Interval notation is a concise way of expressing ranges of values, often used with inequalities to clearly define a set of numbers. For the inequality \( x \leq 15 \), we use interval notation to express all possible values of \( x \). This format provides a straightforward representation:

• Parentheses \(( )\) indicate numbers that are not included in the range,
• Brackets \([ ]\) suggest numbers that are included.

Thus, for \( x \leq 15 \), the interval notation is \((-\infty, 15 ]\). This means the solution includes all numbers less than or equal to 15, extending infinitely in the negative direction. The number 15 is enclosed in a bracket to show it is included in the solution.
By using interval notation, we simplify communication of complex numerical ranges in a format that's widely understood in mathematics.

Graphical solutions involve representing inequalities on a number line, providing a visual understanding of the solution set. For the inequality \(x \leq 15\), the graphical depiction helps illuminate the range of possible solutions:

• Begin by identifying the point \(x = 15\) on the number line.
• Use a solid circle at this point to indicate that 15 is included in the solution set. A solid circle represents inclusion, while an open circle would show exclusion.
• Shade the line extending leftward from 15 to represent all values that are less than 15.

This shaded portion visually confirms that any number less than or equal to 15 satisfies the inequality. The graphical solution provides an intuitive understanding of how inequalities function, reinforcing the solution calculated analytically.

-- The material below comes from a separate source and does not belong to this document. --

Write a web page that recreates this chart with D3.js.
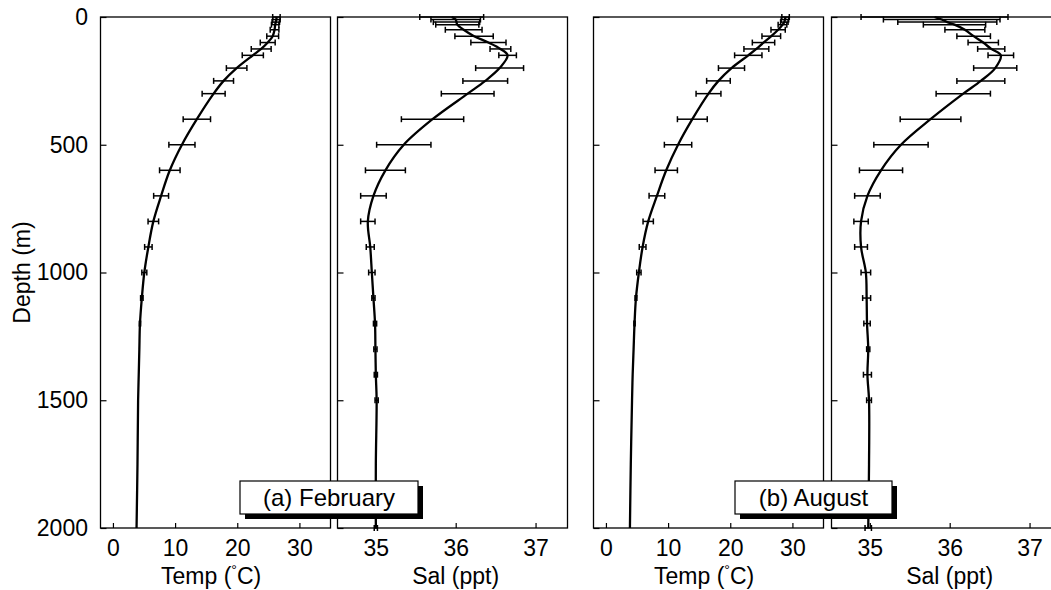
<!DOCTYPE html>
<html>
<head>
<meta charset="utf-8">
<script src="https://cdn.jsdelivr.net/npm/d3@7"></script>
<style>
  body { margin: 0; background: #fff; }
  svg { display: block; font-family: "Liberation Sans", Arial, Helvetica, sans-serif; }
</style>
</head>
<body>
<div id="chart"></div>
<script>
// standard depth levels (m)
const depths = [0, 10, 20, 30, 50, 75, 100, 125, 150, 200, 250, 300, 400, 500, 600, 700, 800, 900, 1000, 1100, 1200, 1300, 1400, 1500, 1750, 2000];

const tempFeb = [26.3, 26.3, 26.2, 26.1, 26.0, 25.7, 24.9, 23.85, 22.5, 19.9, 17.8, 16.2, 13.5, 11.1, 9.15, 7.75, 6.5, 5.7, 5.05, 4.65, 4.35, 4.25, 4.15, 4.05, 3.95, 3.8];
const tempFebErr = [0.6, 0.6, 0.6, 0.6, 0.7, 0.95, 1.2, 1.6, 1.7, 1.65, 1.6, 1.85, 2.2, 2.1, 1.65, 1.2, 0.85, 0.6, 0.4, 0.2, 0.1, null, null, null, null, null];

const salFeb = [35.95, 36.0, 36.01, 36.02, 36.1, 36.23, 36.41, 36.56, 36.65, 36.55, 36.37, 36.15, 35.71, 35.35, 35.12, 34.97, 34.9, 34.93, 34.95, 34.97, 34.99, 34.995, 35.0, 35.01, 35.0, 35.0];
const salFebErr = [0.4, 0.31, 0.29, 0.27, 0.23, 0.24, 0.22, 0.13, 0.11, 0.3, 0.28, 0.33, 0.39, 0.34, 0.25, 0.16, 0.09, 0.05, 0.04, 0.02, 0.02, 0.02, 0.02, 0.02, null, 0.02];

const tempAug = [28.9, 28.8, 28.7, 28.4, 27.7, 26.6, 25.35, 24.2, 22.9, 20.2, 18.1, 16.5, 13.9, 11.6, 9.7, 8.2, 6.8, 5.9, 5.3, 4.83, 4.6, 4.45, 4.3, 4.2, 4.0, 3.86];
const tempAugErr = [0.6, 0.6, 0.6, 0.7, 1.15, 1.5, 1.8, 2.0, 2.2, 2.1, 1.9, 2.0, 2.4, 2.2, 1.8, 1.26, 0.83, 0.54, 0.35, 0.15, 0.1, null, null, null, null, null];

const salAug = [35.81, 35.9, 35.97, 36.06, 36.19, 36.3, 36.42, 36.52, 36.64, 36.57, 36.39, 36.17, 35.76, 35.39, 35.14, 34.97, 34.89, 34.89, 34.95, 34.96, 34.965, 34.98, 34.97, 34.99, 34.99, 34.98];
const salAugErr = [0.92, 0.73, 0.62, 0.39, 0.25, 0.21, 0.19, 0.17, 0.16, 0.27, 0.3, 0.34, 0.38, 0.34, 0.27, 0.16, 0.09, 0.08, 0.06, 0.05, 0.04, 0.02, 0.05, 0.03, null, 0.04];

const depthTicks = [0, 500, 1000, 1500, 2000];
const tempTicks = [0, 10, 20, 30];
const salTicks = [35, 36, 37];
const monthLabels = ["(a) February", "(b) August"];

const W = 1051, H = 590;
const plotTop = 17, plotBottom = 528, panelW = 230;
const fontSize = "23px";

const svg = d3.select("#chart").append("svg").attr("width", W).attr("height", H);

const y = d3.scaleLinear().domain([0, 2000]).range([plotTop, plotBottom]);

const panels = [
  { left: 100.5, kind: "temp", vals: tempFeb, errs: tempFebErr, yLabels: true },
  { left: 337.5, kind: "sal", vals: salFeb, errs: salFebErr, yLabels: false },
  { left: 593.5, kind: "temp", vals: tempAug, errs: tempAugErr, yLabels: false },
  { left: 831.5, kind: "sal", vals: salAug, errs: salAugErr, yLabels: false },
];

panels.forEach((p) => {
  const x = d3.scaleLinear()
    .domain(p.kind === "temp" ? [-2, 35] : [34.52, 37.4])
    .range([p.left, p.left + panelW]);

  const g = svg.append("g");

  // x axis, ticks pointing inward
  g.append("g")
    .attr("transform", `translate(0,${plotBottom})`)
    .call(d3.axisBottom(x)
      .tickValues(p.kind === "temp" ? tempTicks : salTicks)
      .tickFormat(d3.format("d"))
      .tickSizeInner(-5).tickSizeOuter(0).tickPadding(12))
    .call((a) => a.select(".domain").remove())
    .call((a) => a.selectAll("line").attr("stroke", "#000").attr("stroke-width", 1.2))
    .call((a) => a.selectAll("text").attr("fill", "#000").style("font-size", fontSize));

  // y axis
  g.append("g")
    .attr("transform", `translate(${p.left},0)`)
    .call(d3.axisLeft(y)
      .tickValues(depthTicks)
      .tickFormat(p.yLabels ? d3.format("d") : () => "")
      .tickSizeInner(-6).tickSizeOuter(0).tickPadding(12.5))
    .call((a) => a.select(".domain").remove())
    .call((a) => a.selectAll("line").attr("stroke", "#000").attr("stroke-width", 1.2))
    .call((a) => a.selectAll("text").attr("fill", "#000").style("font-size", fontSize));

  // panel frame
  g.append("rect")
    .attr("x", p.left).attr("y", plotTop)
    .attr("width", panelW).attr("height", plotBottom - plotTop)
    .attr("fill", "none").attr("stroke", "#000").attr("stroke-width", 1.3);

  const pts = depths.map((d, i) => ({ d, v: p.vals[i], e: p.errs[i] }));

  // error bars
  const bars = g.append("g").attr("stroke", "#000").attr("stroke-width", 1.5);
  pts.filter((q) => q.e != null).forEach((q) => {
    const x0 = x(q.v - q.e), x1 = x(q.v + q.e), yy = y(q.d);
    bars.append("line").attr("x1", x0).attr("x2", x1).attr("y1", yy).attr("y2", yy);
    bars.append("line").attr("x1", x0).attr("x2", x0).attr("y1", yy - 3).attr("y2", yy + 3);
    bars.append("line").attr("x1", x1).attr("x2", x1).attr("y1", yy - 3).attr("y2", yy + 3);
  });

  // mean profile
  g.append("path")
    .datum(pts)
    .attr("fill", "none")
    .attr("stroke", "#000")
    .attr("stroke-width", 2.3)
    .attr("d", d3.line().x((q) => x(q.v)).y((q) => y(q.d)).curve(d3.curveCatmullRom.alpha(0.5)));

  // axis title
  const title = g.append("text")
    .attr("x", p.kind === "temp" ? x(15.8) : x(36))
    .attr("y", 584)
    .attr("text-anchor", "middle")
    .style("font-size", fontSize);
  if (p.kind === "temp") {
    title.append("tspan").text("Temp (");
    title.append("tspan").attr("dy", -9).style("font-size", "14px").text("°");
    title.append("tspan").attr("dy", 9).text("C)");
  } else {
    title.text("Sal (ppt)");
  }
});

svg.append("text")
  .attr("transform", `translate(30,${y(1000)}) rotate(-90)`)
  .attr("text-anchor", "middle")
  .style("font-size", fontSize)
  .text("Depth (m)");

// month boxes with drop shadow
const boxes = [
  { x: 240, w: 178 },
  { x: 735, w: 157 },
];
boxes.forEach((b, i) => {
  svg.append("rect").attr("x", b.x + 5).attr("y", 486).attr("width", b.w).attr("height", 33).attr("fill", "#000");
  svg.append("rect").attr("x", b.x).attr("y", 481).attr("width", b.w).attr("height", 33)
    .attr("fill", "#fff").attr("stroke", "#000").attr("stroke-width", 1.2);
  svg.append("text")
    .attr("x", b.x + b.w / 2).attr("y", 506)
    .attr("text-anchor", "middle")
    .style("font-size", "24px")
    .text(monthLabels[i]);
});
</script>
</body>
</html>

Combining like terms is a fundamental step in simplifying expressions, particularly in algebraic inequalities and equations. It involves merging terms that have the same variable and exponent, making the expression simpler. Consider the given inequality \( \frac{1}{3}x - \frac{1}{5}x \leq 2 \):

• Identify terms that are similar—in this context, both terms involve \(x\).
• Convert them to a common denominator for easy subtraction, which in this case is 15.
• Rewrite \(\frac{1}{3}x\) as \(\frac{5}{15}x\) and \(\frac{1}{5}x\) as \(\frac{3}{15}x\).
• Subtract these like terms: \(\frac{5}{15}x - \frac{3}{15}x = \frac{2}{15}x\).

This simplification streamlines the inequality, making it easier to solve for \(x\). By combining like terms, you reduce complexity, avoid possible calculation errors, and set the stage for further manipulations, such as isolating the variable.